▸ **YOUR GOAL**: Write out each record below exactly as it appears, with no pictures.

▸ **LISTED ENTRIES**:
━━━━━━━━━━━━━━━━━━━━━━━━━━━━━━
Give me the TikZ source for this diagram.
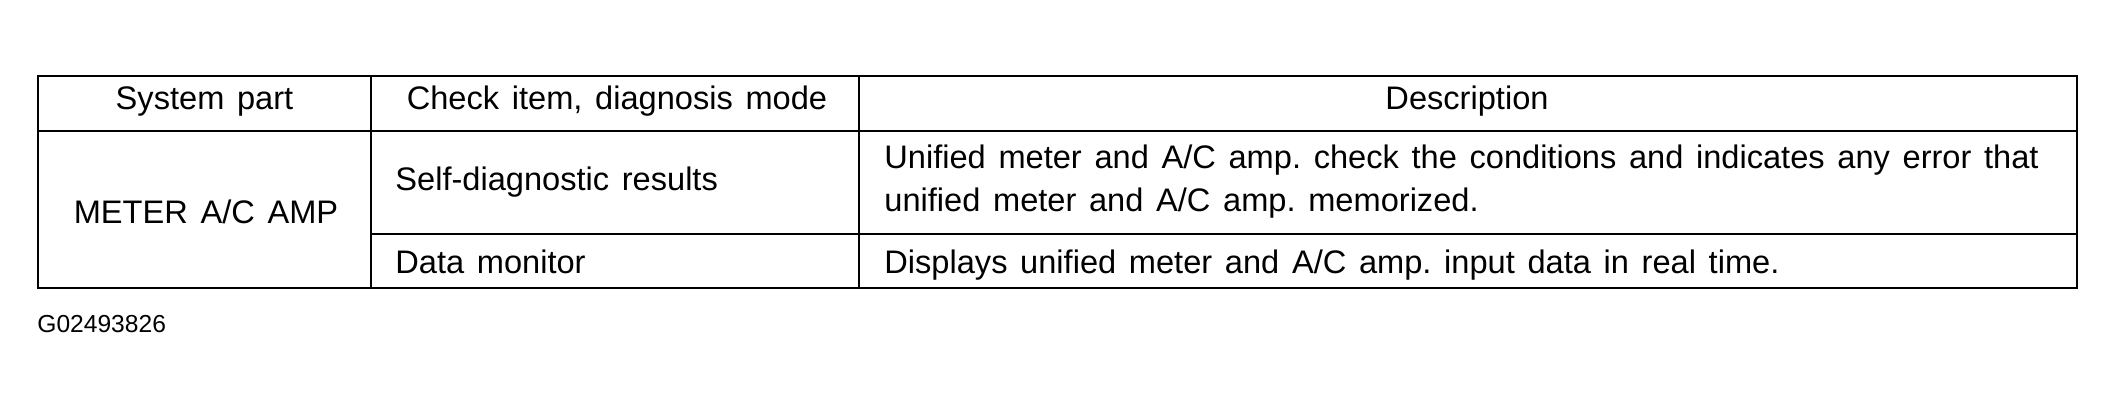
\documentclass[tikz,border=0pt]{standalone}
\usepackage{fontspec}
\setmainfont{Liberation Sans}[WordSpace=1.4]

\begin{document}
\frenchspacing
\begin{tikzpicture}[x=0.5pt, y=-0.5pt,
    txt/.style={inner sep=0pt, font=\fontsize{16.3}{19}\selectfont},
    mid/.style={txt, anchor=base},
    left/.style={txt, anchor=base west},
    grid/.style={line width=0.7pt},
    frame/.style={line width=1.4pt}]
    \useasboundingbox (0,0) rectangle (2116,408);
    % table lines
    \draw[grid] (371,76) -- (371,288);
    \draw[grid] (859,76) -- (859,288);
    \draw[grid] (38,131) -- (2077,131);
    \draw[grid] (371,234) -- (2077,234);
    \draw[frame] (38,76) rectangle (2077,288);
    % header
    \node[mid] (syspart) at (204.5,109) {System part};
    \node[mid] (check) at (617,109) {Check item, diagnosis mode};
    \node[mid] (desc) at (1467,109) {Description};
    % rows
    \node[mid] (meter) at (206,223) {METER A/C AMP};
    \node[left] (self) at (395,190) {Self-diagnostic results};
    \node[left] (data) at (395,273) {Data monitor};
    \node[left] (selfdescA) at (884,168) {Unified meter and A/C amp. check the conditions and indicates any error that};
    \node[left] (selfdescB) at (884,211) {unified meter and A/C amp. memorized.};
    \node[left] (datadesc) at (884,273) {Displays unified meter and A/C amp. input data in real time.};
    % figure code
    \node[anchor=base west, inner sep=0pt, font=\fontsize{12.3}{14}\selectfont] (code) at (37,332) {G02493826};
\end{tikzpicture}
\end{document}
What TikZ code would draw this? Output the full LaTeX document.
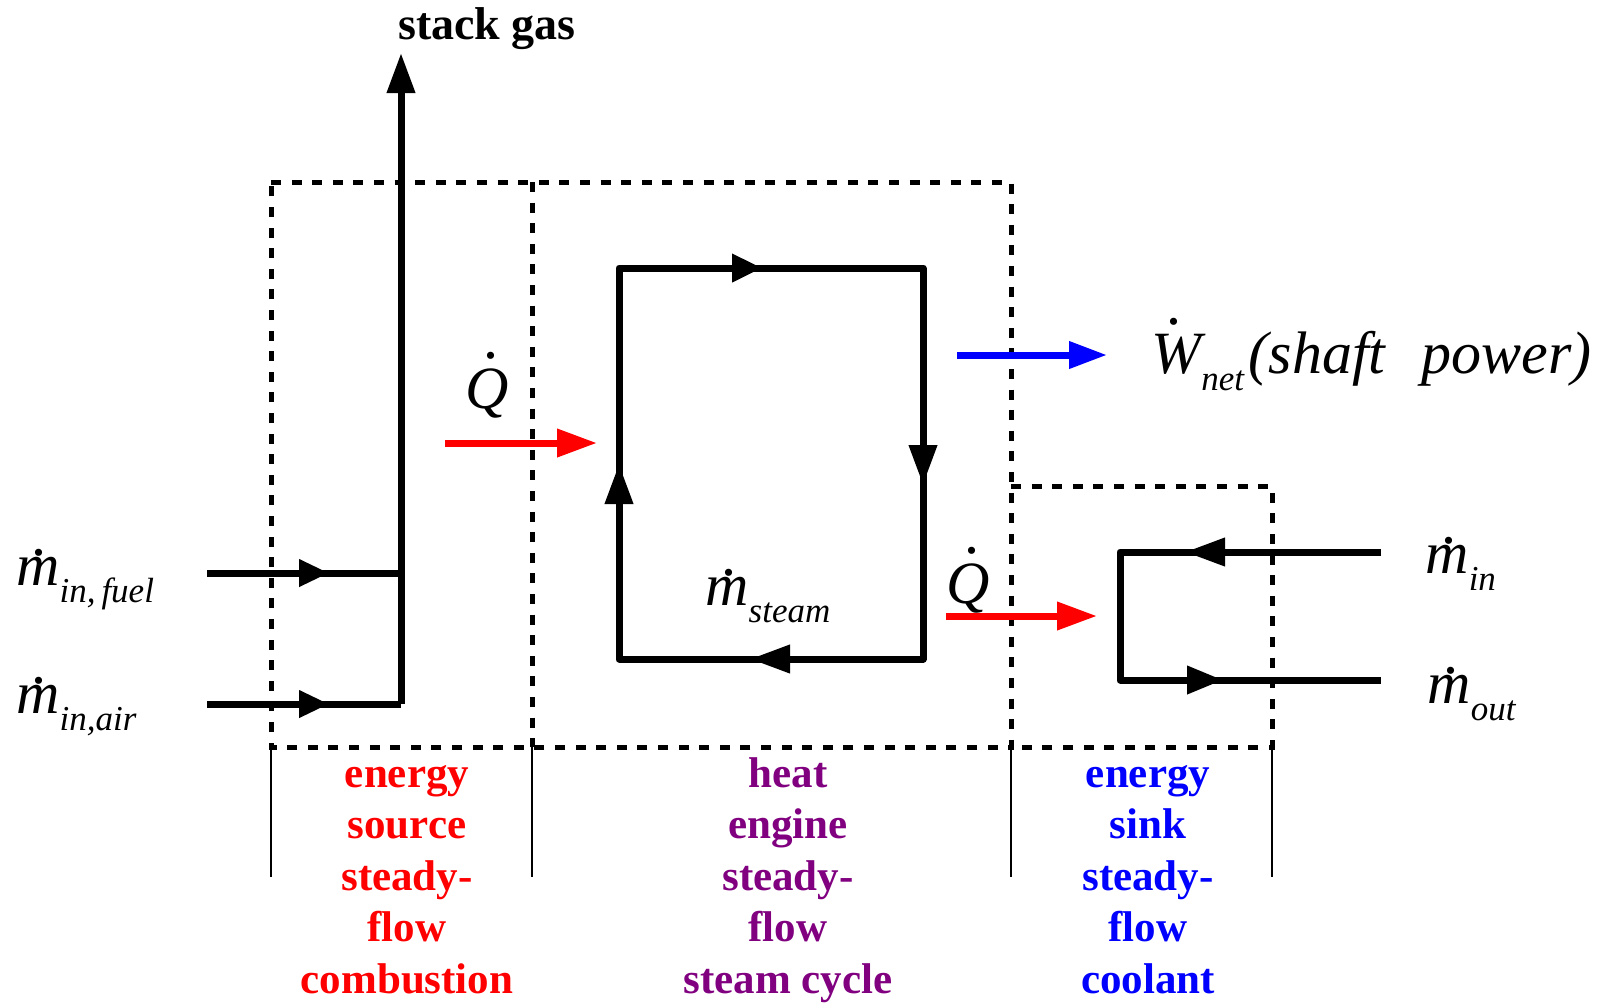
━━━━━━━━━━━━━━━━━━━━━━━━━━━━━━
▸ **FINAL RESULT**:
Give me the TikZ source for this diagram.
\documentclass[tikz,border=0pt]{standalone}
\usepackage{fontspec}
\setmainfont{Liberation Sans}[WordSpace=1.4]

\begin{document}
\frenchspacing
\begin{tikzpicture}[x=0.5pt, y=-0.5pt,
    txt/.style={inner sep=0pt, font=\fontsize{16.3}{19}\selectfont},
    mid/.style={txt, anchor=base},
    left/.style={txt, anchor=base west},
    grid/.style={line width=0.7pt},
    frame/.style={line width=1.4pt}]
    \useasboundingbox (0,0) rectangle (2116,408);
    % table lines
    \draw[grid] (371,76) -- (371,288);
    \draw[grid] (859,76) -- (859,288);
    \draw[grid] (38,131) -- (2077,131);
    \draw[grid] (371,234) -- (2077,234);
    \draw[frame] (38,76) rectangle (2077,288);
    % header
    \node[mid] (syspart) at (204.5,109) {System part};
    \node[mid] (check) at (617,109) {Check item, diagnosis mode};
    \node[mid] (desc) at (1467,109) {Description};
    % rows
    \node[mid] (meter) at (206,223) {METER A/C AMP};
    \node[left] (self) at (395,190) {Self-diagnostic results};
    \node[left] (data) at (395,273) {Data monitor};
    \node[left] (selfdescA) at (884,168) {Unified meter and A/C amp. check the conditions and indicates any error that};
    \node[left] (selfdescB) at (884,211) {unified meter and A/C amp. memorized.};
    \node[left] (datadesc) at (884,273) {Displays unified meter and A/C amp. input data in real time.};
    % figure code
    \node[anchor=base west, inner sep=0pt, font=\fontsize{12.3}{14}\selectfont] (code) at (37,332) {G02493826};
\end{tikzpicture}
\end{document}
What TikZ code would draw this? Output the full LaTeX document.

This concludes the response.